Thursday, 15 December 2005

Slack on the posting

I have been really slack with posting lately and I think that is because I have been so busy with work and the kids and christmas functions.

I lost 100grams on Tuesday and needless to say I was reallllly dissapointed. I really tried hard and went to the gym seven times and really tried with the food. I know all the muscle things and that it will show up next week PHEWWWWYYYY.

I was so angry that I went home and had a heart to heart with hubby then went out to get Kris for a night out that the school mums organised.

Poor Kris... she got in the car and I said "right now (with a smile on my face) I don't don't want to talk about pointing or Weight Watchers or anything related tonight" she just looked at me he he and she didn't get the point he he he so asked me what was up and then I burst out in tears before going in for the get together and felt really bad because I just was so upset and angry and to tell you the truth in the last couple of weeks getting tired of thinking of only food and diet's and I just want to be able to have time with friends and family and not constantly talk about being good or on the diet... So sorry Kris for being a slobbering mess on ya and thanks for listening.

I have asked Kris if when we are at the gym etc that we could talk about other things as it is getting me quite upset.

I am really proud of Kris and really happy for her as she has got herself back on track and almost to her 30 kilos but I feel upset about it all.

It isn't because I am upset with her because she deserves the losses etc as she is working hard, but because I was on a good winning streak with loosing weight and it was nice for a change that we were close in something.

(Let me explain) I think because she is 30 kilos lighter than me having the fact that we had both lost the same amount comforting ya know.... like I wasn't a big blimp after all or something and it has made my thinking change since there is a big gap between us now (because Kris has been reallly working her butt off.

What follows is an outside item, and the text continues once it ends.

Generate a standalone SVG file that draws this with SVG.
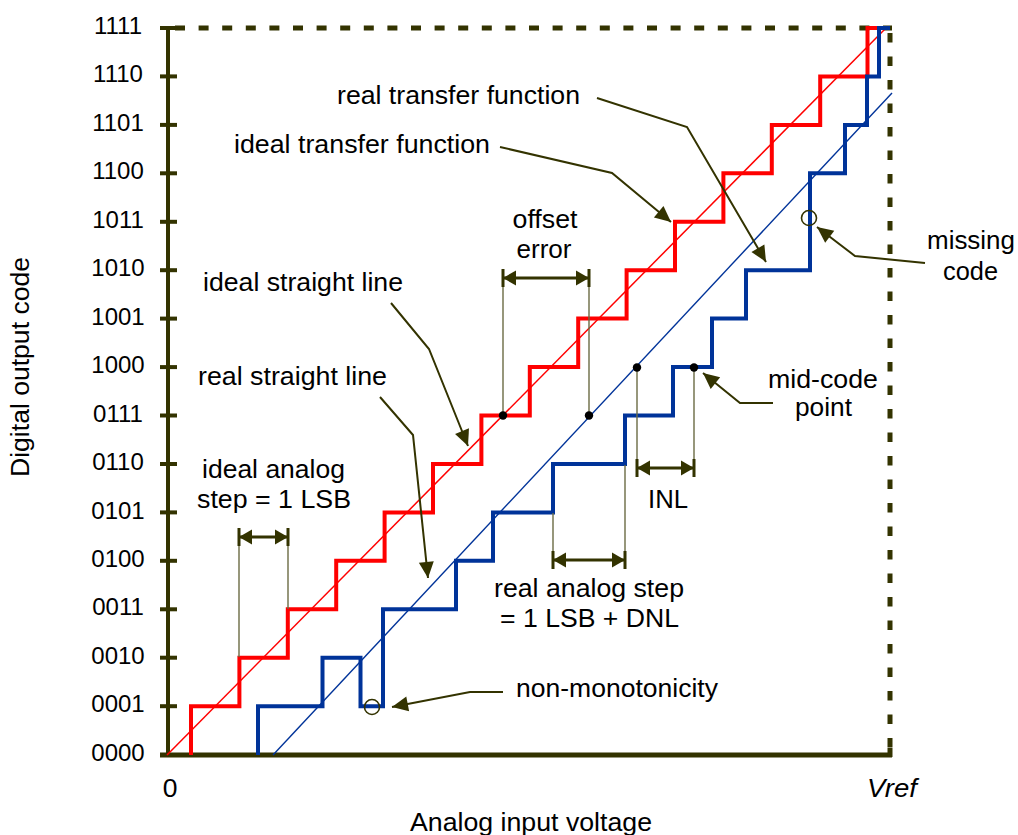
<svg xmlns="http://www.w3.org/2000/svg" width="1018" height="835" viewBox="0 0 1018 835">
<style>
.lbl{font-family:"Liberation Sans",Arial,sans-serif;font-size:26.5px;fill:#000}
.tick{font-family:"Liberation Sans",Arial,sans-serif;font-size:24px;fill:#000;text-anchor:middle}
.axis{stroke:#333300;fill:none}
.lead{stroke:#333300;stroke-width:2;fill:none}
.ext{stroke:#6b6b44;stroke-width:1.4;fill:none}
.dim{stroke:#333300;stroke-width:3;fill:none}
.dot{fill:#000}
.circ{stroke:#333300;stroke-width:1.6;fill:none}
</style>
<defs>
<marker id="ah" markerUnits="userSpaceOnUse" viewBox="-17 -9 18 18" markerWidth="18" markerHeight="18" refX="0" refY="0" orient="auto">
<path d="M0,0 L-16,-7.5 L-16,7.5 Z" fill="#333300"/>
</marker>
<marker id="dm" markerUnits="userSpaceOnUse" viewBox="-14 -10 16 20" markerWidth="16" markerHeight="20" refX="0" refY="0" orient="auto-start-reverse">
<path d="M0,0 L-13,-7.5 L-13,7.5 Z" fill="#333300"/>
<rect x="-1.5" y="-9" width="3" height="18" fill="#333300"/>
</marker>
</defs>
<rect width="1018" height="835" fill="#fff"/>

<g id="axes">
<line class="axis" x1="168" y1="26" x2="168" y2="757" stroke-width="4"/>
<line class="axis" x1="160" y1="755" x2="892" y2="755" stroke-width="5"/>
<line class="axis" x1="890" y1="748" x2="890" y2="757" stroke-width="5"/>
<line class="axis" x1="175" y1="28" x2="892" y2="28" stroke-width="5" stroke-dasharray="10 13.6"/>
<line class="axis" x1="890" y1="33" x2="890" y2="748" stroke-width="5" stroke-dasharray="9.5 14"/>
<g id="ticks" class="axis" stroke-width="4">
<line x1="160" y1="28" x2="177" y2="28"/>
<line x1="160" y1="76.4" x2="177" y2="76.4"/>
<line x1="160" y1="124.9" x2="177" y2="124.9"/>
<line x1="160" y1="173.3" x2="177" y2="173.3"/>
<line x1="160" y1="221.8" x2="177" y2="221.8"/>
<line x1="160" y1="270.2" x2="177" y2="270.2"/>
<line x1="160" y1="318.6" x2="177" y2="318.6"/>
<line x1="160" y1="367.1" x2="177" y2="367.1"/>
<line x1="160" y1="415.5" x2="177" y2="415.5"/>
<line x1="160" y1="464" x2="177" y2="464"/>
<line x1="160" y1="512.4" x2="177" y2="512.4"/>
<line x1="160" y1="560.8" x2="177" y2="560.8"/>
<line x1="160" y1="609.3" x2="177" y2="609.3"/>
<line x1="160" y1="657.7" x2="177" y2="657.7"/>
<line x1="160" y1="706.2" x2="177" y2="706.2"/>
</g>
</g>

<g id="tick-labels">
<text class="tick" x="118" y="33.5">1111</text>
<text class="tick" x="118" y="82">1110</text>
<text class="tick" x="118" y="130.5">1101</text>
<text class="tick" x="118" y="179">1100</text>
<text class="tick" x="118" y="227.5">1011</text>
<text class="tick" x="118" y="276">1010</text>
<text class="tick" x="118" y="324.5">1001</text>
<text class="tick" x="118" y="373">1000</text>
<text class="tick" x="118" y="421.5">0111</text>
<text class="tick" x="118" y="470">0110</text>
<text class="tick" x="118" y="518.5">0101</text>
<text class="tick" x="118" y="567">0100</text>
<text class="tick" x="118" y="615">0011</text>
<text class="tick" x="118" y="663.5">0010</text>
<text class="tick" x="118" y="712">0001</text>
<text class="tick" x="118" y="760.5">0000</text>
</g>

<g id="axis-titles">
<text class="lbl" x="170" y="797" text-anchor="middle">0</text>
<text class="lbl" x="867" y="797" font-style="italic" textLength="50" lengthAdjust="spacingAndGlyphs">Vref</text>
<text class="lbl" x="531" y="831" text-anchor="middle" textLength="242" lengthAdjust="spacingAndGlyphs">Analog input voltage</text>
<text class="lbl" transform="translate(29,367) rotate(-90)" x="0" y="0" text-anchor="middle" textLength="220" lengthAdjust="spacingAndGlyphs">Digital output code</text>
</g>

<g id="ideal-line">
<line x1="167" y1="755" x2="886" y2="28" stroke="#ff0000" stroke-width="1.5"/>
</g>
<g id="real-line">
<line x1="273" y1="755" x2="892" y2="93" stroke="#003399" stroke-width="1.4"/>
</g>
<g id="ideal-transfer">
<path d="M191,755 V706.2 H239.4 V657.7 H287.8 V609.3 H336.2 V560.8 H384.6 V512.4 H433 V464 H481.4 V415.5 H529.8 V367.1 H578.2 V318.6 H626.6 V270.2 H675 V221.8 H723.4 V173.3 H771.8 V124.9 H820.2 V76.4 H867.5 V28 H886" fill="none" stroke="#ff0000" stroke-width="4"/>
</g>
<g id="real-transfer">
<path d="M258,755 V706.2 H322.5 V657.7 H360.5 V706.2 H383 V609.3 H456 V560.8 H493 V512.4 H553 V464 H625 V415.5 H673 V367.1 H712 V318.6 H746 V270.2 H810 V173.3 H845 V124.9 H867 V76.4 H879 V28 H890" fill="none" stroke="#003399" stroke-width="4"/>
</g>

<g id="connectors">
<path class="lead" d="M597,98 L687,127 L766,262" marker-end="url(#ah)"/>
<path class="lead" d="M500,147 L612,173 L671,222" marker-end="url(#ah)"/>
<path class="lead" d="M391,303 L429,349 L468,446" marker-end="url(#ah)"/>
<path class="lead" d="M380,397 L413,435 L428,578" marker-end="url(#ah)"/>
<path class="lead" d="M925,263 L855,256 L817,227" marker-end="url(#ah)"/>
<path class="lead" d="M773,403 L740,403 L703,373" marker-end="url(#ah)"/>
<path class="lead" d="M503,692 L470,692 L392,707" marker-end="url(#ah)"/>
<line class="ext" x1="503" y1="416" x2="503" y2="270"/>
<line class="ext" x1="589" y1="416" x2="589" y2="270"/>
<line class="ext" x1="637" y1="368" x2="637" y2="477"/>
<line class="ext" x1="694" y1="368" x2="694" y2="477"/>
<line class="ext" x1="553" y1="513" x2="553" y2="568"/>
<line class="ext" x1="625" y1="465" x2="625" y2="568"/>
<line class="ext" x1="239" y1="657" x2="239" y2="528"/>
<line class="ext" x1="288" y1="609" x2="288" y2="528"/>
<path class="dim" d="M503,278 H589" marker-start="url(#dm)" marker-end="url(#dm)"/>
<path class="dim" d="M637,468 H694" marker-start="url(#dm)" marker-end="url(#dm)"/>
<path class="dim" d="M553,560 H625" marker-start="url(#dm)" marker-end="url(#dm)"/>
<path class="dim" d="M239,537 H288" marker-start="url(#dm)" marker-end="url(#dm)"/>
</g>

<g id="points">
<circle class="dot" cx="503" cy="415.5" r="4.2"/>
<circle class="dot" cx="589" cy="415.5" r="4.2"/>
<circle class="dot" cx="637" cy="367.5" r="4.2"/>
<circle class="dot" cx="694" cy="367.5" r="4.2"/>
<circle class="circ" cx="809" cy="218" r="7.5"/>
<circle class="circ" cx="372" cy="707" r="7.5"/>
</g>

<g id="label-real-transfer"><text class="lbl" x="337" y="104" textLength="243" lengthAdjust="spacingAndGlyphs">real transfer function</text></g>
<g id="label-ideal-transfer"><text class="lbl" x="234" y="153" textLength="256" lengthAdjust="spacingAndGlyphs">ideal transfer function</text></g>
<g id="label-offset"><text class="lbl" x="545" y="228" text-anchor="middle" textLength="65" lengthAdjust="spacingAndGlyphs">offset</text><text class="lbl" x="544" y="258" text-anchor="middle" textLength="55" lengthAdjust="spacingAndGlyphs">error</text></g>
<g id="label-ideal-straight"><text class="lbl" x="203" y="291" textLength="200" lengthAdjust="spacingAndGlyphs">ideal straight line</text></g>
<g id="label-real-straight"><text class="lbl" x="198" y="385" textLength="189" lengthAdjust="spacingAndGlyphs">real straight line</text></g>
<g id="label-ideal-step"><text class="lbl" x="273.5" y="478" text-anchor="middle" textLength="143" lengthAdjust="spacingAndGlyphs">ideal analog</text><text class="lbl" x="274" y="508" text-anchor="middle" textLength="154" lengthAdjust="spacingAndGlyphs">step = 1 LSB</text></g>
<g id="label-midcode"><text class="lbl" x="823" y="388" text-anchor="middle" textLength="110" lengthAdjust="spacingAndGlyphs">mid-code</text><text class="lbl" x="823.5" y="416" text-anchor="middle" textLength="57" lengthAdjust="spacingAndGlyphs">point</text></g>
<g id="label-inl"><text class="lbl" x="668" y="508" text-anchor="middle" textLength="40" lengthAdjust="spacingAndGlyphs">INL</text></g>
<g id="label-real-step"><text class="lbl" x="589" y="597" text-anchor="middle" textLength="190" lengthAdjust="spacingAndGlyphs">real analog step</text><text class="lbl" x="589.5" y="627" text-anchor="middle" textLength="179" lengthAdjust="spacingAndGlyphs">= 1 LSB + DNL</text></g>
<g id="label-nonmono"><text class="lbl" x="516" y="697" textLength="202" lengthAdjust="spacingAndGlyphs">non-monotonicity</text></g>
<g id="label-missing"><text class="lbl" x="971" y="249" text-anchor="middle" textLength="88" lengthAdjust="spacingAndGlyphs">missing</text><text class="lbl" x="970.5" y="280" text-anchor="middle" textLength="55" lengthAdjust="spacingAndGlyphs">code</text></g>
</svg>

I have been trying my hardest to think of a way to say this online because she reads my journal without it somehow coming out the wrong way and so I have finally realised that this journal is my journal and I have to write what I am thinking down no matter what or it isn't benefitting me and this journal is supposed to be for me.

I have to make it clear I am not a bitch and I am really happy for my friend but deep down I am feeling angry with myself for not keeping myself on track and not doing what I know is right.

I started tracking in the new Weight Watchers tracking book today and it is going to work!! It is going to work.. I know that I shouldn't be hard on myself as I have lost 100grams but I wanted to lose a kilo!!

I want to get under the 130's I want to be in the 120's....

I want to be in the 120's... please help me everyone!!! I need so much support lately.... I know I have been slack in the support for you guys and I promise after the holiday's I am going to get you guys and I am going to kick your backsides until you lose the weight. He He He.

Anyway enough rambling for me...

Love ya all
Chubbymum

5 comments:

Anonymous said...

yep mate this blog is about you and you only ... I have no expectations of you, you dont have to answer to me ... so your ramblings are exactly that, thats why I dont comment often, its not because I dont read, its because I dont have a right to intrude in your thoughts ... but you know you only have to ask and I'll give you any support you need ... GOOD STUFF on being you :)

Karen said...

ditto to what Helena says hun - I often read peoples journals and think they are just expressing how they are feeling as that is what their journal is for... but am always here for ya! Lets make a pact to support each other in the New Year and to kick each others arse when we start slacking!
Take care xx

Kathryn said...

I'm sure you'll get into the 120s (and beyond) because you want it so much. Remember most people gain at this time of year so even a small loss is better than that.

I seem to find some weights just want to stick around for too long! Like I'll find it really hard to lose for a few weeks then I'll have a breakthrough and be off and away again.

And just think, it's far better that you brokedown and got all emotional about your disappointment than going home and stuffing your face. It's the things like that which make all the difference in the end.

Unknown said...

Good on you for having such a good week with exercise!! It will will will happen if you just keep trying!

Maybe try a few of these plateau busting ideas!
1) Make sure you eat all your points unless you are saving them for a particular reason

2) Change the exercise you have been doing and push harder than you have been

3) Eat different foods from usual

4) Eat a dinner sized meal at breakfast time, and a breakfast sized meal for dinner.. don't ask me how, but it confuses your body and shocks it off the plateau!

5) Drink loads of water!

But most of all, please remember that your body needs to slow down sometimes! As your body changes, your hormones need to regulate themselves.. This takes time... once it happens, if you are doing all the right things, it should start happening!!

All the best sweety!

Emily Campbell - Independent Stampin' Up!® Demonstrator said...

Hi CM. All the other girls have great advice! Hope you had a nice weekend.